TASK STATEMENT: Output the full listing below exactly as it reads, and skip anything that is a picture.

DATA PROVIDED:
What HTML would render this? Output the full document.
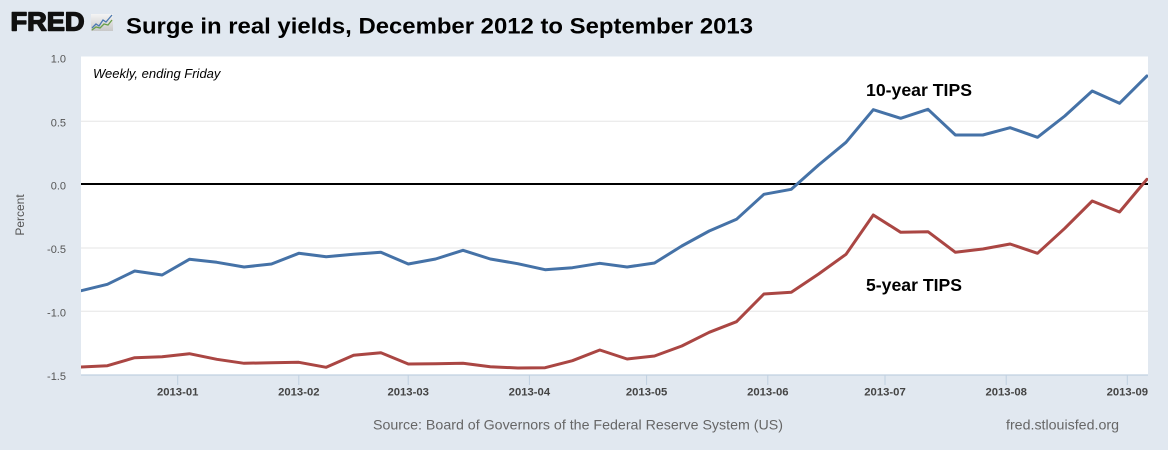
<!DOCTYPE html>
<html><head><meta charset="utf-8"><style>
html,body{margin:0;padding:0;background:#e1e8f0;}
svg{display:block;}
</style></head><body>
<svg width="1168" height="450" viewBox="0 0 1168 450" xmlns="http://www.w3.org/2000/svg" font-family="'Liberation Sans', Arial, sans-serif">
<defs>
<clipPath id="pc"><rect x="81" y="56" width="1067" height="319"/></clipPath>
<linearGradient id="ig" x1="0" y1="0" x2="0" y2="1"><stop offset="0" stop-color="#f4f4f4"/><stop offset="1" stop-color="#c8c8c8"/></linearGradient>
</defs>
<rect x="0" y="0" width="1168" height="450" fill="#e1e8f0"/>
<!-- header -->
<text x="10.5" y="30.3" font-size="25.5" font-weight="bold" fill="#111" stroke="#111" stroke-width="1.4" stroke-linejoin="round" textLength="74" lengthAdjust="spacingAndGlyphs">FRED</text>
<rect x="91" y="14" width="22" height="17" fill="url(#ig)"/>
<polyline points="92,28 96,24 99,26 103,20 106,22 112,15" fill="none" stroke="#4a78b0" stroke-width="1.3"/>
<polyline points="92,30 96,27 100,28 104,24 108,25 112,20" fill="none" stroke="#6aa04a" stroke-width="1.3"/>
<text x="126" y="33.3" font-size="22" font-weight="bold" fill="#000" textLength="627" lengthAdjust="spacingAndGlyphs">Surge in real yields, December 2012 to September 2013</text>
<!-- plot area -->
<rect x="81" y="56.5" width="1067" height="318.5" fill="#ffffff"/>
<g stroke="#e6e6e6" stroke-width="1">
<line x1="81" y1="121.3" x2="1148" y2="121.3"/>
<line x1="81" y1="248" x2="1148" y2="248"/>
<line x1="81" y1="311.3" x2="1148" y2="311.3"/>
</g>
<line x1="81" y1="375" x2="1148" y2="375" stroke="#c0d0e0" stroke-width="1.2"/>
<g stroke="#c0d0e0" stroke-width="1">
<line x1="177.7" y1="375" x2="177.7" y2="385"/>
<line x1="298.8" y1="375" x2="298.8" y2="385"/>
<line x1="408.2" y1="375" x2="408.2" y2="385"/>
<line x1="529.4" y1="375" x2="529.4" y2="385"/>
<line x1="646.6" y1="375" x2="646.6" y2="385"/>
<line x1="767.8" y1="375" x2="767.8" y2="385"/>
<line x1="885" y1="375" x2="885" y2="385"/>
<line x1="1006.2" y1="375" x2="1006.2" y2="385"/>
<line x1="1127.3" y1="375" x2="1127.3" y2="385"/>
</g>
<line x1="81" y1="184" x2="1148" y2="184" stroke="#000" stroke-width="2"/>
<g clip-path="url(#pc)" fill="none" stroke-width="3" stroke-linejoin="round" stroke-linecap="round">
<path stroke="#4572a7" d="M80,291 L107.4,284.3 L134.7,271 L162.1,275 L189.4,259.3 L216.8,262.3 L244.1,267 L271.5,264 L298.8,253.3 L326.2,256.7 L353.6,254.3 L380.9,252.3 L408.3,264 L435.6,259 L463,250.3 L490.3,259 L517.7,263.7 L545.1,269.7 L572.4,267.7 L599.8,263.3 L627.1,267 L654.5,263 L681.8,246 L709.2,231 L736.5,219.3 L763.9,194.3 L791.3,189.3 L818.6,165 L846,142.3 L873.3,109.7 L900.7,118.3 L928,109.3 L955.4,135 L982.8,135 L1010.1,127.7 L1037.5,137.3 L1064.8,116 L1092.2,91 L1119.5,103.3 L1146.9,76"/>
<path stroke="#aa4643" d="M80,367 L107.4,365.7 L134.7,357.7 L162.1,356.7 L189.4,353.7 L216.8,359.3 L244.1,363.3 L271.5,362.7 L298.8,362.3 L326.2,367.3 L353.6,355.3 L380.9,352.7 L408.3,364 L435.6,363.7 L463,363.3 L490.3,366.7 L517.7,368 L545.1,367.7 L572.4,360.7 L599.8,350 L627.1,359 L654.5,356 L681.8,346 L709.2,332.3 L736.5,321.7 L763.9,294 L791.3,292.3 L818.6,274 L846,254.3 L873.3,215 L900.7,232.3 L928,231.7 L955.4,252.3 L982.8,249 L1010.1,244 L1037.5,253.3 L1064.8,228.3 L1092.2,201 L1119.5,212 L1146.9,179.3"/>
</g>
<!-- annotations -->
<text x="93" y="78" font-size="13" font-style="italic" fill="#000">Weekly, ending Friday</text>
<text x="866" y="96" font-size="17.7" font-weight="bold" fill="#000" textLength="106" lengthAdjust="spacingAndGlyphs">10-year TIPS</text>
<text x="866" y="291" font-size="17.7" font-weight="bold" fill="#000" textLength="96" lengthAdjust="spacingAndGlyphs">5-year TIPS</text>
<!-- y axis labels -->
<g font-size="11" fill="#555" text-anchor="end">
<text x="66" y="62.3">1.0</text>
<text x="66" y="126.3">0.5</text>
<text x="66" y="189.3">0.0</text>
<text x="66" y="253">-0.5</text>
<text x="66" y="316.3">-1.0</text>
<text x="66" y="380">-1.5</text>
</g>
<text transform="translate(24,215) rotate(-90)" font-size="12" fill="#555" text-anchor="middle">Percent</text>
<!-- x axis labels -->
<g font-size="11.3" font-weight="bold" fill="#444" text-anchor="middle">
<text x="177.7" y="395.7">2013-01</text>
<text x="298.8" y="395.7">2013-02</text>
<text x="408.2" y="395.7">2013-03</text>
<text x="529.4" y="395.7">2013-04</text>
<text x="646.6" y="395.7">2013-05</text>
<text x="767.8" y="395.7">2013-06</text>
<text x="885" y="395.7">2013-07</text>
<text x="1006.2" y="395.7">2013-08</text>
<text x="1127.3" y="395.7">2013-09</text>
</g>
<!-- footer -->
<text x="373" y="429.5" font-size="14" fill="#666" textLength="410" lengthAdjust="spacingAndGlyphs">Source: Board of Governors of the Federal Reserve System (US)</text>
<text x="1006" y="429.5" font-size="14" fill="#666" textLength="113" lengthAdjust="spacingAndGlyphs">fred.stlouisfed.org</text>
</svg>
</body></html>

REPLY:
What HTML would render this? Output the full document.
<!DOCTYPE html>
<html><head><meta charset="utf-8"><style>
html,body{margin:0;padding:0;background:#e1e8f0;}
svg{display:block;}
</style></head><body>
<svg width="1168" height="450" viewBox="0 0 1168 450" xmlns="http://www.w3.org/2000/svg" font-family="'Liberation Sans', Arial, sans-serif">
<defs>
<clipPath id="pc"><rect x="81" y="56" width="1067" height="319"/></clipPath>
<linearGradient id="ig" x1="0" y1="0" x2="0" y2="1"><stop offset="0" stop-color="#f4f4f4"/><stop offset="1" stop-color="#c8c8c8"/></linearGradient>
</defs>
<rect x="0" y="0" width="1168" height="450" fill="#e1e8f0"/>
<!-- header -->
<text x="10.5" y="30.3" font-size="25.5" font-weight="bold" fill="#111" stroke="#111" stroke-width="1.4" stroke-linejoin="round" textLength="74" lengthAdjust="spacingAndGlyphs">FRED</text>
<rect x="91" y="14" width="22" height="17" fill="url(#ig)"/>
<polyline points="92,28 96,24 99,26 103,20 106,22 112,15" fill="none" stroke="#4a78b0" stroke-width="1.3"/>
<polyline points="92,30 96,27 100,28 104,24 108,25 112,20" fill="none" stroke="#6aa04a" stroke-width="1.3"/>
<text x="126" y="33.3" font-size="22" font-weight="bold" fill="#000" textLength="627" lengthAdjust="spacingAndGlyphs">Surge in real yields, December 2012 to September 2013</text>
<!-- plot area -->
<rect x="81" y="56.5" width="1067" height="318.5" fill="#ffffff"/>
<g stroke="#e6e6e6" stroke-width="1">
<line x1="81" y1="121.3" x2="1148" y2="121.3"/>
<line x1="81" y1="248" x2="1148" y2="248"/>
<line x1="81" y1="311.3" x2="1148" y2="311.3"/>
</g>
<line x1="81" y1="375" x2="1148" y2="375" stroke="#c0d0e0" stroke-width="1.2"/>
<g stroke="#c0d0e0" stroke-width="1">
<line x1="177.7" y1="375" x2="177.7" y2="385"/>
<line x1="298.8" y1="375" x2="298.8" y2="385"/>
<line x1="408.2" y1="375" x2="408.2" y2="385"/>
<line x1="529.4" y1="375" x2="529.4" y2="385"/>
<line x1="646.6" y1="375" x2="646.6" y2="385"/>
<line x1="767.8" y1="375" x2="767.8" y2="385"/>
<line x1="885" y1="375" x2="885" y2="385"/>
<line x1="1006.2" y1="375" x2="1006.2" y2="385"/>
<line x1="1127.3" y1="375" x2="1127.3" y2="385"/>
</g>
<line x1="81" y1="184" x2="1148" y2="184" stroke="#000" stroke-width="2"/>
<g clip-path="url(#pc)" fill="none" stroke-width="3" stroke-linejoin="round" stroke-linecap="round">
<path stroke="#4572a7" d="M80,291 L107.4,284.3 L134.7,271 L162.1,275 L189.4,259.3 L216.8,262.3 L244.1,267 L271.5,264 L298.8,253.3 L326.2,256.7 L353.6,254.3 L380.9,252.3 L408.3,264 L435.6,259 L463,250.3 L490.3,259 L517.7,263.7 L545.1,269.7 L572.4,267.7 L599.8,263.3 L627.1,267 L654.5,263 L681.8,246 L709.2,231 L736.5,219.3 L763.9,194.3 L791.3,189.3 L818.6,165 L846,142.3 L873.3,109.7 L900.7,118.3 L928,109.3 L955.4,135 L982.8,135 L1010.1,127.7 L1037.5,137.3 L1064.8,116 L1092.2,91 L1119.5,103.3 L1146.9,76"/>
<path stroke="#aa4643" d="M80,367 L107.4,365.7 L134.7,357.7 L162.1,356.7 L189.4,353.7 L216.8,359.3 L244.1,363.3 L271.5,362.7 L298.8,362.3 L326.2,367.3 L353.6,355.3 L380.9,352.7 L408.3,364 L435.6,363.7 L463,363.3 L490.3,366.7 L517.7,368 L545.1,367.7 L572.4,360.7 L599.8,350 L627.1,359 L654.5,356 L681.8,346 L709.2,332.3 L736.5,321.7 L763.9,294 L791.3,292.3 L818.6,274 L846,254.3 L873.3,215 L900.7,232.3 L928,231.7 L955.4,252.3 L982.8,249 L1010.1,244 L1037.5,253.3 L1064.8,228.3 L1092.2,201 L1119.5,212 L1146.9,179.3"/>
</g>
<!-- annotations -->
<text x="93" y="78" font-size="13" font-style="italic" fill="#000">Weekly, ending Friday</text>
<text x="866" y="96" font-size="17.7" font-weight="bold" fill="#000" textLength="106" lengthAdjust="spacingAndGlyphs">10-year TIPS</text>
<text x="866" y="291" font-size="17.7" font-weight="bold" fill="#000" textLength="96" lengthAdjust="spacingAndGlyphs">5-year TIPS</text>
<!-- y axis labels -->
<g font-size="11" fill="#555" text-anchor="end">
<text x="66" y="62.3">1.0</text>
<text x="66" y="126.3">0.5</text>
<text x="66" y="189.3">0.0</text>
<text x="66" y="253">-0.5</text>
<text x="66" y="316.3">-1.0</text>
<text x="66" y="380">-1.5</text>
</g>
<text transform="translate(24,215) rotate(-90)" font-size="12" fill="#555" text-anchor="middle">Percent</text>
<!-- x axis labels -->
<g font-size="11.3" font-weight="bold" fill="#444" text-anchor="middle">
<text x="177.7" y="395.7">2013-01</text>
<text x="298.8" y="395.7">2013-02</text>
<text x="408.2" y="395.7">2013-03</text>
<text x="529.4" y="395.7">2013-04</text>
<text x="646.6" y="395.7">2013-05</text>
<text x="767.8" y="395.7">2013-06</text>
<text x="885" y="395.7">2013-07</text>
<text x="1006.2" y="395.7">2013-08</text>
<text x="1127.3" y="395.7">2013-09</text>
</g>
<!-- footer -->
<text x="373" y="429.5" font-size="14" fill="#666" textLength="410" lengthAdjust="spacingAndGlyphs">Source: Board of Governors of the Federal Reserve System (US)</text>
<text x="1006" y="429.5" font-size="14" fill="#666" textLength="113" lengthAdjust="spacingAndGlyphs">fred.stlouisfed.org</text>
</svg>
</body></html>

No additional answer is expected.